The Oceans of Story

I took a break from Song of Fire and Ice with a lighthearted children’s book by Salman Rushdie:
Haroun and the Sea of Stories.
Many may recall Rushdie as the writer with a price on his head for The Satanic Verses. Here the subject matter is a bit less heavy.

Haroun reminded me of a cross between Life of Pi and something by Roald Dhal (such as James and the Giant Peach, or Willy Wonka). In a carefree, youthful style, we meet Haroun, the son of a storyteller (The Shah of Blah) who loses the ability to tell stories. Haroun must recover his father’s gift. Throughout, there is an abundance of clever puns and witty situations.

The format is reminiscent of The Wizard of Oz – where we are introduced to some problems in the real world, then whisked away to a fantasy land where the magical representations of these problems battle it out.

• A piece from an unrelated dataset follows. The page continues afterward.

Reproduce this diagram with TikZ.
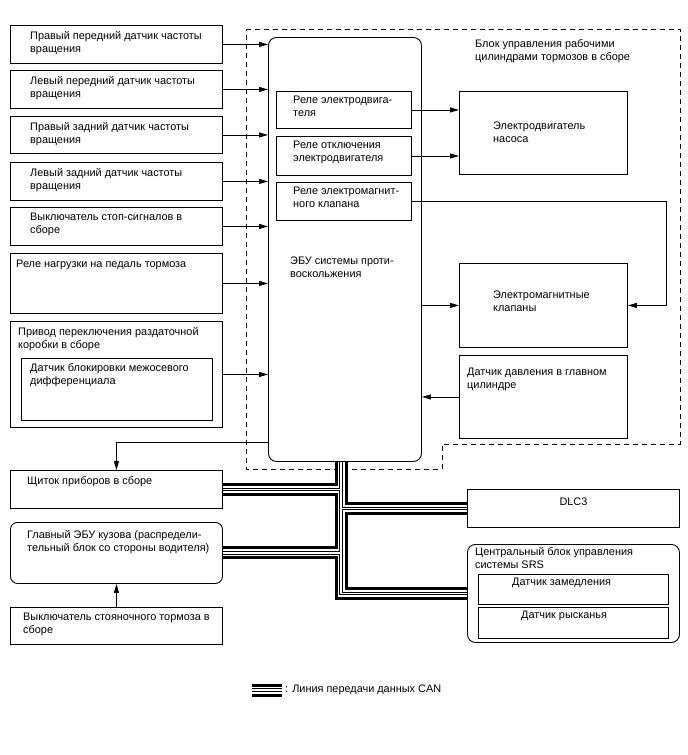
\documentclass[tikz,border=0pt]{standalone}
\usepackage{fontspec}
\setmainfont{Liberation Sans}
\usetikzlibrary{arrows.meta,positioning,calc}

\begin{document}
\begin{tikzpicture}[
  x=1pt, y=-1pt,
  font=\fontsize{10.9}{13}\selectfont,
  >={Triangle[length=9pt,width=5pt]},
  box/.style={draw, line width=0.9pt, anchor=north west, inner sep=0pt},
  rbox/.style={box, rounded corners=7pt},
  txt/.style={inner sep=0pt, align=left},
  arr/.style={->, line width=0.9pt},
  dashline/.style={draw, line width=0.9pt, dash pattern=on 5pt off 4pt},
  canbus/.style={
    draw=black, line width=13pt,
    postaction={draw=white, line width=7pt},
    postaction={draw=black, line width=3.4pt},
    postaction={draw=white, line width=1.2pt}
  }
]
  \useasboundingbox (0,0) rectangle (688,755);

  % Sensors and switches on the left
  \node[box, minimum width=212pt, minimum height=38pt] (frs) at (10,25) {};
  \node[txt, below right=6pt and 20pt of frs.north west] (frst) {Правый передний датчик частоты\\вращения};
  \node[box, minimum width=212pt, minimum height=38pt] (fls) at (10,70) {};
  \node[txt, below right=6pt and 20pt of fls.north west] (flst) {Левый передний датчик частоты\\вращения};
  \node[box, minimum width=212pt, minimum height=37pt] (rrs) at (10,116) {};
  \node[txt, below right=6pt and 20pt of rrs.north west] (rrst) {Правый задний датчик частоты\\вращения};
  \node[box, minimum width=212pt, minimum height=38pt] (rls) at (10,162) {};
  \node[txt, below right=6pt and 20pt of rls.north west] (rlst) {Левый задний датчик частоты\\вращения};
  \node[box, minimum width=212pt, minimum height=38pt] (stop) at (10,207) {};
  \node[txt, below right=6pt and 20pt of stop.north west] (stopt) {Выключатель стоп-сигналов в\\сборе};
  \node[box, minimum width=212pt, minimum height=60pt] (pedal) at (10,253) {};
  \node[txt, below right=7pt and 6pt of pedal.north west] (pedalt) {Реле нагрузки на педаль тормоза};
  \node[box, minimum width=212pt, minimum height=106pt] (tfa) at (10,321) {};
  \node[txt, below right=6pt and 8pt of tfa.north west] (tfat) {Привод переключения раздаточной\\коробки в сборе};
  \node[box, minimum width=191pt, minimum height=62pt] (cdl) at (21,358) {};
  \node[txt, below right=5pt and 9pt of cdl.north west] (cdlt) {Датчик блокировки межосевого\\дифференциала};

  % Actuator assembly
  \draw[dashline] (246,29) -- (680,29) -- (680,444) -- (442,444) -- (442,469) -- (246,469) -- cycle;
  \node[txt, anchor=north west] (absl) at (475,39) {Блок управления рабочими\\цилиндрами тормозов в сборе};

  \node[rbox, minimum width=153pt, minimum height=424pt, rounded corners=8pt] (ecu) at (268,37) {};
  \node[txt, below right=220pt and 22pt of ecu.north west] (ecut) {ЭБУ системы проти-\\воскольжения};
  \node[box, minimum width=135pt, minimum height=37pt] (rmot) at (276,91) {};
  \node[txt, below right=5pt and 17pt of rmot.north west] (rmott) {Реле электродвига-\\теля};
  \node[box, minimum width=135pt, minimum height=39pt] (rcut) at (276,136) {};
  \node[txt, below right=5pt and 17pt of rcut.north west] (rcutt) {Реле отключения\\электродвигателя};
  \node[box, minimum width=135pt, minimum height=38pt] (rsol) at (276,182) {};
  \node[txt, below right=5pt and 17pt of rsol.north west] (rsolt) {Реле электромагнит-\\ного клапана};

  \node[box, minimum width=168pt, minimum height=83pt] (pump) at (459,91) {};
  \node[txt, below right=31pt and 34pt of pump.north west] (pumpt) {Электродвигатель\\насоса};
  \node[box, minimum width=168pt, minimum height=84pt] (sol) at (459,263) {};
  \node[txt, below right=28pt and 34pt of sol.north west] (solt) {Электромагнитные\\клапаны};
  \node[box, minimum width=168pt, minimum height=83pt] (mcs) at (459,355) {};
  \node[txt, below right=13pt and 8pt of mcs.north west] (mcst) {Датчик давления в главном\\цилиндре};

  % Units on the CAN line
  \node[box, minimum width=212pt, minimum height=38pt] (meter) at (10,470) {};
  \node[txt, below right=6pt and 17pt of meter.north west] (metert) {Щиток приборов в сборе};
  \node[rbox, minimum width=212pt, minimum height=61pt] (mbecu) at (10,522) {};
  \node[txt, below right=8pt and 17pt of mbecu.north west] (mbecut) {Главный ЭБУ кузова (распредели-\\тельный блок со стороны водителя)};
  \node[box, minimum width=212pt, minimum height=37pt] (pkb) at (10,607) {};
  \node[txt, below right=6pt and 13pt of pkb.north west] (pkbt) {Выключатель стояночного тормоза в\\сборе};
  \node[box, minimum width=212pt, minimum height=38pt] (dlc) at (467,489) {};
  \node[txt, below=9pt of dlc.north] (dlct) {DLC3};
  \node[rbox, minimum width=212pt, minimum height=98pt, rounded corners=8pt] (srs) at (467,544) {};
  \node[txt, below right=3pt and 8pt of srs.north west] (srst) {Центральный блок управления\\системы SRS};
  \node[box, minimum width=190pt, minimum height=30pt] (dsen) at (478,574) {};
  \node[txt, below right=4pt and 34pt of dsen.north west] (dsent) {Датчик замедления};
  \node[box, minimum width=190pt, minimum height=31pt] (ysen) at (478,607) {};
  \node[txt, below right=4pt and 43pt of ysen.north west] (ysent) {Датчик рысканья};

  % Signals
  \foreach \s in {frs,fls,rrs,rls,stop,pedal,tfa}
    \draw[arr] (\s.east) -- (\s.east -| ecu.west);
  \draw[arr] (rmot.east) -- (rmot.east -| pump.west);
  \draw[arr] (rcut.east) -- (rcut.east -| pump.west);
  \draw[arr] (rsol.east) -| ($(sol.east)+(39,0)$) -- (sol.east);
  \draw[arr] (sol.west -| ecu.east) -- (sol.west);
  \draw[arr] (mcs.west) -- (mcs.west -| ecu.east);
  \coordinate (mtap) at ($(ecu.south west)+(0,-19)$);
  \draw[arr] (mtap) -| (meter.north);
  \draw[arr] (pkb.north) -- (mbecu.south);

  % CAN
  \coordinate (cantop) at ($(ecu.south west)+(73,0)$);
  \draw[canbus] (cantop) |- (srs.west)
    (meter.east) -- (meter.east -| cantop)
    (mbecu.east) -- (mbecu.east -| cantop)
    (dlc.west) -- (dlc.west -| cantop);

  % Legend
  \coordinate (lga) at (252,690);
  \coordinate (lgb) at (282,690);
  \draw[canbus] (lga) -- (lgb);
  \node[txt, right=3pt of lgb] (lgtxt) {: Линия передачи данных CAN};
\end{tikzpicture}
\end{document}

Instead of a lion, scarecrow and tin man, we meet Butt the Hoopoe, Iff the Water Genie, floating gardeners and plentimaw fishes from the land of Gup. There’s even a guy named I.M.D Walrus, leader of the Eggheads (the infidel pays homage to Beatles!).

At the center of Haroun, however, is a remarkable exploration of stories. What is their source? Why are stories important? There is a global appeal for tales such as these, even ones cloaked in child-like wonder. Fun read – thanks Sis.